** Start **

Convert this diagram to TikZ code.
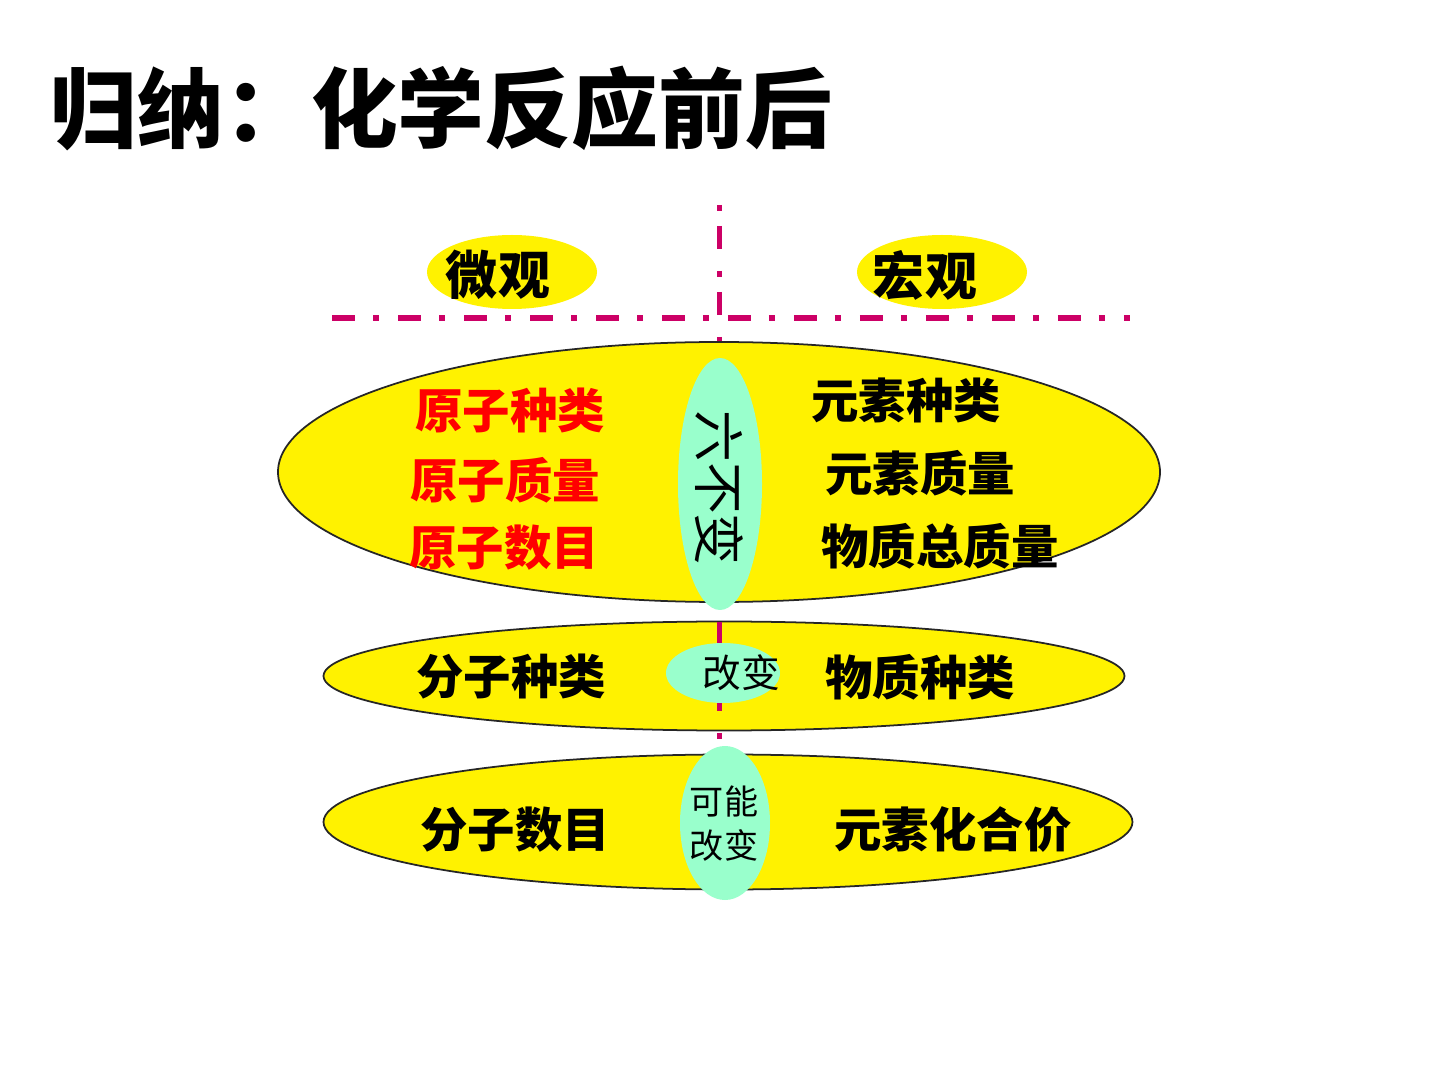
\documentclass[tikz,border=0pt]{standalone}
\usepackage{fontspec}
\newfontfamily\cjk{Noto Sans CJK SC}
\usetikzlibrary{shapes.geometric,positioning}
\definecolor{guide}{RGB}{204,0,102}
\definecolor{mint}{RGB}{153,255,204}

\begin{document}
\begin{tikzpicture}[
  disc/.style={draw=black!85, line width=0.5pt, ellipse, fill=yellow, inner sep=0pt},
  tag/.style={ellipse, fill=yellow, inner sep=0pt, minimum width=1.70cm, minimum height=0.74cm},
  lens/.style={ellipse, fill=mint, inner sep=0pt},
  head/.style={font=\cjk\bfseries\fontsize{14.8}{17}\selectfont, inner sep=0pt},
  item/.style={font=\cjk\bfseries\fontsize{13.5}{16}\selectfont, inner sep=0pt},
  redi/.style={item, text=red},
  word/.style={font=\cjk\fontsize{#1}{#1}\selectfont, inner sep=0pt},
  hline/.style={guide, line width=0.06cm, dash pattern=on 0.23cm off 0.18cm on 0.06cm off 0.19cm},
  vline/.style={guide, line width=0.05cm, dash pattern=on 0.06cm off 0.15cm on 0.23cm off 0.22cm}
]
\fill[white] (0,0) rectangle (14.4,-10.8);
\useasboundingbox (0,0) rectangle (14.4,-10.8);

% title
\node[font=\cjk\bfseries\fontsize{24.7}{30}\selectfont, inner sep=0pt, anchor=west] (title) at (0.50,-1.09) {归纳：化学反应前后};

% heads
\node[tag] (microtag) at (5.12,-2.72) {};
\node[tag] (macrotag) at (9.42,-2.72) {};
\node[head] (micro) at (4.98,-2.75) {微观};
\node[head] (macro) at (9.25,-2.75) {宏观};

% middle band sits under the guide lines
\node[disc, minimum width=8.01cm, minimum height=1.09cm] (mid) at (7.24,-6.76) {};

\coordinate (vtop) at (7.19,-2.05);
\coordinate (vbot) at (7.19,-7.39);
\coordinate (hl) at (3.32,-3.18);
\coordinate (hr) at (11.30,-3.18);
\draw[vline] (vtop) -- (vbot);
\draw[hline] (hl) -- (hr);

\node[disc, minimum width=8.82cm, minimum height=2.60cm] (big) at (7.19,-4.72) {};
\node[disc, minimum width=8.09cm, minimum height=1.35cm] (low) at (7.28,-8.22) {};

% centre lenses
\node[lens, minimum width=0.84cm, minimum height=2.52cm] (keep) at (7.20,-4.84) {};
\node[lens, minimum width=1.14cm, minimum height=0.60cm] (change) at (7.23,-6.73) {};
\node[lens, minimum width=0.90cm, minimum height=1.54cm] (maybe) at (7.25,-8.23) {};
\node[word=14.7, rotate=-90] (keeptxt) at (7.19,-4.88) {六不变};
\node[word=11] (changetxt) at (7.41,-6.73) {改变};
\node[word=9.7, align=center, font=\cjk\fontsize{9.7}{12.5}\selectfont] (maybetxt) at (7.24,-8.24) {可能\\改变};

% six constants
\node[redi] (a1) at (5.10,-4.10) {原子种类};
\node[redi] (a2) at (5.05,-4.80) {原子质量};
\node[redi] (a3) at (5.04,-5.48) {原子数目};
\node[item] (e1) at (9.06,-4.00) {元素种类};
\node[item] (e2) at (9.20,-4.73) {元素质量};
\node[item] (e3) at (9.40,-5.46) {物质总质量};

% changes
\node[item] (m1) at (5.11,-6.77) {分子种类};
\node[item] (s1) at (9.20,-6.77) {物质种类};
\node[item] (m2) at (5.15,-8.30) {分子数目};
\node[item] (v1) at (9.53,-8.30) {元素化合价};
\end{tikzpicture}
\end{document}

** End **

> STATED GOAL
Repeat the data in full and exactly. Omit pictures.

> EXPECTED ANSWER
Convert this diagram to TikZ code.
\documentclass[tikz,border=0pt]{standalone}
\usepackage{fontspec}
\newfontfamily\cjk{Noto Sans CJK SC}
\usetikzlibrary{shapes.geometric,positioning}
\definecolor{guide}{RGB}{204,0,102}
\definecolor{mint}{RGB}{153,255,204}

\begin{document}
\begin{tikzpicture}[
  disc/.style={draw=black!85, line width=0.5pt, ellipse, fill=yellow, inner sep=0pt},
  tag/.style={ellipse, fill=yellow, inner sep=0pt, minimum width=1.70cm, minimum height=0.74cm},
  lens/.style={ellipse, fill=mint, inner sep=0pt},
  head/.style={font=\cjk\bfseries\fontsize{14.8}{17}\selectfont, inner sep=0pt},
  item/.style={font=\cjk\bfseries\fontsize{13.5}{16}\selectfont, inner sep=0pt},
  redi/.style={item, text=red},
  word/.style={font=\cjk\fontsize{#1}{#1}\selectfont, inner sep=0pt},
  hline/.style={guide, line width=0.06cm, dash pattern=on 0.23cm off 0.18cm on 0.06cm off 0.19cm},
  vline/.style={guide, line width=0.05cm, dash pattern=on 0.06cm off 0.15cm on 0.23cm off 0.22cm}
]
\fill[white] (0,0) rectangle (14.4,-10.8);
\useasboundingbox (0,0) rectangle (14.4,-10.8);

% title
\node[font=\cjk\bfseries\fontsize{24.7}{30}\selectfont, inner sep=0pt, anchor=west] (title) at (0.50,-1.09) {归纳：化学反应前后};

% heads
\node[tag] (microtag) at (5.12,-2.72) {};
\node[tag] (macrotag) at (9.42,-2.72) {};
\node[head] (micro) at (4.98,-2.75) {微观};
\node[head] (macro) at (9.25,-2.75) {宏观};

% middle band sits under the guide lines
\node[disc, minimum width=8.01cm, minimum height=1.09cm] (mid) at (7.24,-6.76) {};

\coordinate (vtop) at (7.19,-2.05);
\coordinate (vbot) at (7.19,-7.39);
\coordinate (hl) at (3.32,-3.18);
\coordinate (hr) at (11.30,-3.18);
\draw[vline] (vtop) -- (vbot);
\draw[hline] (hl) -- (hr);

\node[disc, minimum width=8.82cm, minimum height=2.60cm] (big) at (7.19,-4.72) {};
\node[disc, minimum width=8.09cm, minimum height=1.35cm] (low) at (7.28,-8.22) {};

% centre lenses
\node[lens, minimum width=0.84cm, minimum height=2.52cm] (keep) at (7.20,-4.84) {};
\node[lens, minimum width=1.14cm, minimum height=0.60cm] (change) at (7.23,-6.73) {};
\node[lens, minimum width=0.90cm, minimum height=1.54cm] (maybe) at (7.25,-8.23) {};
\node[word=14.7, rotate=-90] (keeptxt) at (7.19,-4.88) {六不变};
\node[word=11] (changetxt) at (7.41,-6.73) {改变};
\node[word=9.7, align=center, font=\cjk\fontsize{9.7}{12.5}\selectfont] (maybetxt) at (7.24,-8.24) {可能\\改变};

% six constants
\node[redi] (a1) at (5.10,-4.10) {原子种类};
\node[redi] (a2) at (5.05,-4.80) {原子质量};
\node[redi] (a3) at (5.04,-5.48) {原子数目};
\node[item] (e1) at (9.06,-4.00) {元素种类};
\node[item] (e2) at (9.20,-4.73) {元素质量};
\node[item] (e3) at (9.40,-5.46) {物质总质量};

% changes
\node[item] (m1) at (5.11,-6.77) {分子种类};
\node[item] (s1) at (9.20,-6.77) {物质种类};
\node[item] (m2) at (5.15,-8.30) {分子数目};
\node[item] (v1) at (9.53,-8.30) {元素化合价};
\end{tikzpicture}
\end{document}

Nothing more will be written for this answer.